- **Given task**: Copy exactly, and only, the lines starting at the line with "Write a component" and ending at the line with "import * as". Leave every picture out of the copy.

- **Working data**:
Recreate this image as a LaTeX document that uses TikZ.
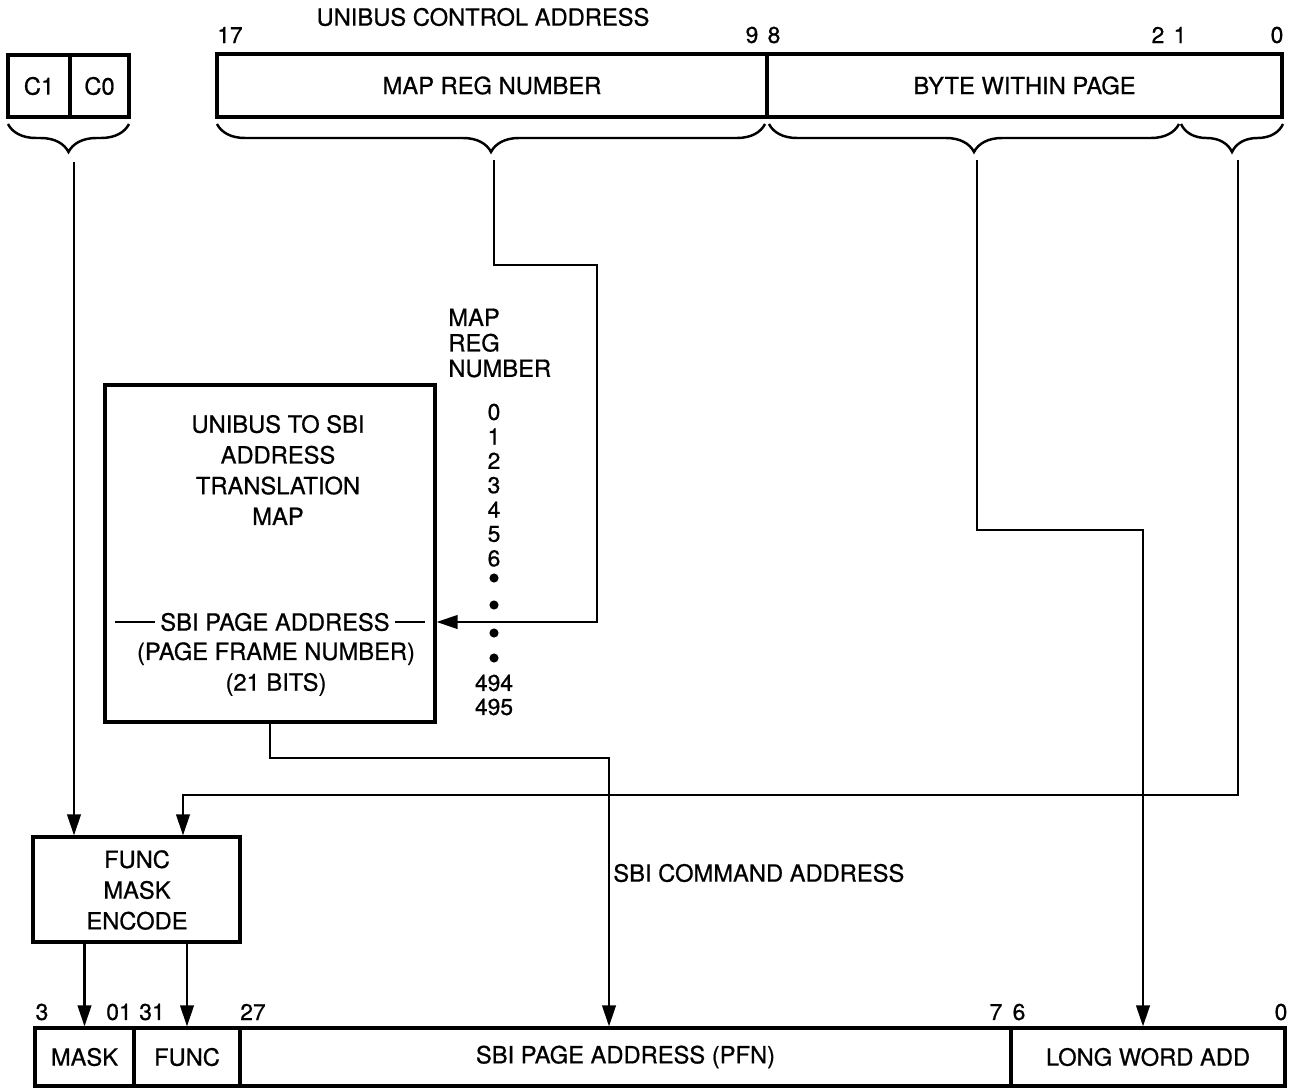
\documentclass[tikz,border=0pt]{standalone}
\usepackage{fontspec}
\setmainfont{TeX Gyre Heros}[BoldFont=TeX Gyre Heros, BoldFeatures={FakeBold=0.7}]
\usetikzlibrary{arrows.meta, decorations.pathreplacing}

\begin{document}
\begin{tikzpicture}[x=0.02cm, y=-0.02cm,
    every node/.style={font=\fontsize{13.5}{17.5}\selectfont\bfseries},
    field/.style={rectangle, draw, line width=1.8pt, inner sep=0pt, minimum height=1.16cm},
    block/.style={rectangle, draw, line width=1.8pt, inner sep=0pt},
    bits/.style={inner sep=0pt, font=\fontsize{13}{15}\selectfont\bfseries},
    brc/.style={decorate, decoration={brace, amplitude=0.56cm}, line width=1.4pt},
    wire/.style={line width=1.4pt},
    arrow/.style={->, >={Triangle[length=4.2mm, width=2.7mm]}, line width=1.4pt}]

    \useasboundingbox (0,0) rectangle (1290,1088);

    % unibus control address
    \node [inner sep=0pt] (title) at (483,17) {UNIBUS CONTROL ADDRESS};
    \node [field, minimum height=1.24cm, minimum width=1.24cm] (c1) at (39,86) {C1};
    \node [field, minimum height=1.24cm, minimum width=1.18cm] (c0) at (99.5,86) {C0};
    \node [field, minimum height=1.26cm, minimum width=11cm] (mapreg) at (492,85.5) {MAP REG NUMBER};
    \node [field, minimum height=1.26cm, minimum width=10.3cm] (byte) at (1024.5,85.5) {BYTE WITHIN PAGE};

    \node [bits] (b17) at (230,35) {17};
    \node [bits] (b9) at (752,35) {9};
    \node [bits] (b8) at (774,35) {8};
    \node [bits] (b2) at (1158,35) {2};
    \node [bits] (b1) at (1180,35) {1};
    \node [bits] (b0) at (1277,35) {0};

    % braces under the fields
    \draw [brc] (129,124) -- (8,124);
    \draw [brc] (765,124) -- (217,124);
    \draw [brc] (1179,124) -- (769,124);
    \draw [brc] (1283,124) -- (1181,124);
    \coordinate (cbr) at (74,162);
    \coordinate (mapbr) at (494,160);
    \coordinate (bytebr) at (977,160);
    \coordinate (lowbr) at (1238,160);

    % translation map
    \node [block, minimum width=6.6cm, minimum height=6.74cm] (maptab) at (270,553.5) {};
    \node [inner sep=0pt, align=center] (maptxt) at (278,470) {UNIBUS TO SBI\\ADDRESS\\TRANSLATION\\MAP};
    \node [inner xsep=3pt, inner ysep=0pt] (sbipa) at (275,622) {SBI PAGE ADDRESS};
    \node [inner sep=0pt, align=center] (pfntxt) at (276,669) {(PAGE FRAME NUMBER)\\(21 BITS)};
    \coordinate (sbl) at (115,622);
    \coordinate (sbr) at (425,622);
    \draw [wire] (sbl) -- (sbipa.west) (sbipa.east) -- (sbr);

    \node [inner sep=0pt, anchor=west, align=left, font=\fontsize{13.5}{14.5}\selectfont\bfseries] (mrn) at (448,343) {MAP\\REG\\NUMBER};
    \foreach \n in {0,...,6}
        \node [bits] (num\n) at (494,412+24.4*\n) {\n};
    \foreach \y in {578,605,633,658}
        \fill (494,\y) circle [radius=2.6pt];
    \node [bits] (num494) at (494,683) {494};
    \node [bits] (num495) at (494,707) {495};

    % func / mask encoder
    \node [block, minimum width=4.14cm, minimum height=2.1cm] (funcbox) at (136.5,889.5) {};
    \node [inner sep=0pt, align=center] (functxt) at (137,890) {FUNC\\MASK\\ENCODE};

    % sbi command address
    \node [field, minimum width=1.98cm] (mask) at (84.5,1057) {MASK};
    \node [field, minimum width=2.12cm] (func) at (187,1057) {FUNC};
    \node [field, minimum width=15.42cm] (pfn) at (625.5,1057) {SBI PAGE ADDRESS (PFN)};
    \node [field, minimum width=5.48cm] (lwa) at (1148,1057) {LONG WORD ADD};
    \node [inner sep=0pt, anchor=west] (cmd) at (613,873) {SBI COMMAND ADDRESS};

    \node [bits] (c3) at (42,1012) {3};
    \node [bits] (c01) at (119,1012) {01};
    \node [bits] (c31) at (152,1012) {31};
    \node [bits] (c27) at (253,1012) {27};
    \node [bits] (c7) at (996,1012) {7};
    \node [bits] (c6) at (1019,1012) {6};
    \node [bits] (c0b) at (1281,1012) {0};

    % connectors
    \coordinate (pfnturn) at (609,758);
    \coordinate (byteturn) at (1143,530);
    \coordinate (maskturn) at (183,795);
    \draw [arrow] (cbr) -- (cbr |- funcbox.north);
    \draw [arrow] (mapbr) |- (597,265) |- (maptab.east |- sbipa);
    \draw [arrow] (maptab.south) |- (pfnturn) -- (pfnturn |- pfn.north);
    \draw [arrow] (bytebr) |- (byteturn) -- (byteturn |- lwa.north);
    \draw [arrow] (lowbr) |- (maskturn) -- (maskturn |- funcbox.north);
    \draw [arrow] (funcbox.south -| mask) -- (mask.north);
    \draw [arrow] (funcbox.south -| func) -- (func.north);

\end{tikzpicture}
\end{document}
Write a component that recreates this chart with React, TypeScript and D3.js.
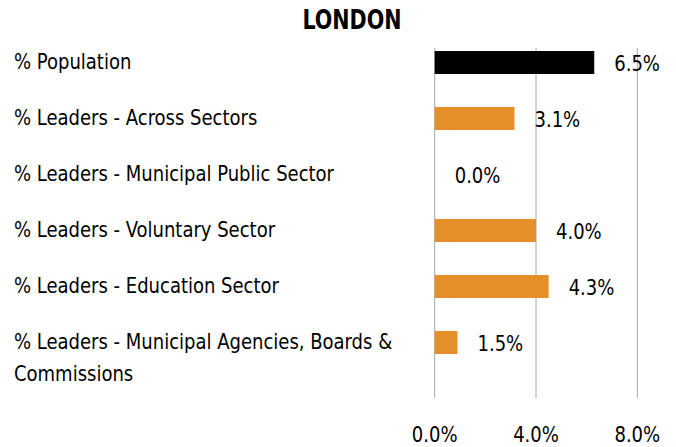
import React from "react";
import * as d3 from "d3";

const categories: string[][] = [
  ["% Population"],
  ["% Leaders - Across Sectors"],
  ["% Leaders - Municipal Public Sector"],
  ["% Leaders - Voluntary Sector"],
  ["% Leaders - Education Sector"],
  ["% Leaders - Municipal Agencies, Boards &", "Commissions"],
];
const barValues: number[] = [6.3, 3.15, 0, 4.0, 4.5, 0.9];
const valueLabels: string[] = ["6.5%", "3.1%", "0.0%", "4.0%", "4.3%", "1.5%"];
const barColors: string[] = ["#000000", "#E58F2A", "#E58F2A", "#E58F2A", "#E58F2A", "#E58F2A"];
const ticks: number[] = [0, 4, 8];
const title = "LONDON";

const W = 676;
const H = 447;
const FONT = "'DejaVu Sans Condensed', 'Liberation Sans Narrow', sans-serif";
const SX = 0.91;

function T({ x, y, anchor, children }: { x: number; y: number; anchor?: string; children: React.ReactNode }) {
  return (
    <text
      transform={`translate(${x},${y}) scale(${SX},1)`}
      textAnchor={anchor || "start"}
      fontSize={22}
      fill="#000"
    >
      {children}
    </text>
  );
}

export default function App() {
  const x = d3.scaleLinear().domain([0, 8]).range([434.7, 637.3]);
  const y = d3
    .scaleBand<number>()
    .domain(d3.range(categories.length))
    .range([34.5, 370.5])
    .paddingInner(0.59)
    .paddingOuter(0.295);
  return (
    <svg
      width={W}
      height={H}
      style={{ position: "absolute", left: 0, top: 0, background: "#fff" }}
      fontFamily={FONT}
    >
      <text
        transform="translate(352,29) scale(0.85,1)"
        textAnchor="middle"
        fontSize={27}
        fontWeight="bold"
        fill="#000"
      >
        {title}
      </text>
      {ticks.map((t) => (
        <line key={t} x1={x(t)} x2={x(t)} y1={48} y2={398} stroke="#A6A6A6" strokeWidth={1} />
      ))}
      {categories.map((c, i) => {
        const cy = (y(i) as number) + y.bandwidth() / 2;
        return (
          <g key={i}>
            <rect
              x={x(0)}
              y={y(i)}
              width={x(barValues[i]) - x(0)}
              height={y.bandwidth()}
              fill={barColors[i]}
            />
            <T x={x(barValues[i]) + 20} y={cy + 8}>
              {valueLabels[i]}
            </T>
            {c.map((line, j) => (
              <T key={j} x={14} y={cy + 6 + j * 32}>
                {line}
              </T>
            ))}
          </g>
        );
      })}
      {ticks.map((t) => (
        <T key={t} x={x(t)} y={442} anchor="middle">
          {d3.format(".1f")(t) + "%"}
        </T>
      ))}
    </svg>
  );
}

- **Solved exercise**:
Write a component that recreates this chart with React, TypeScript and D3.js.
import React from "react";
import * as d3 from "d3";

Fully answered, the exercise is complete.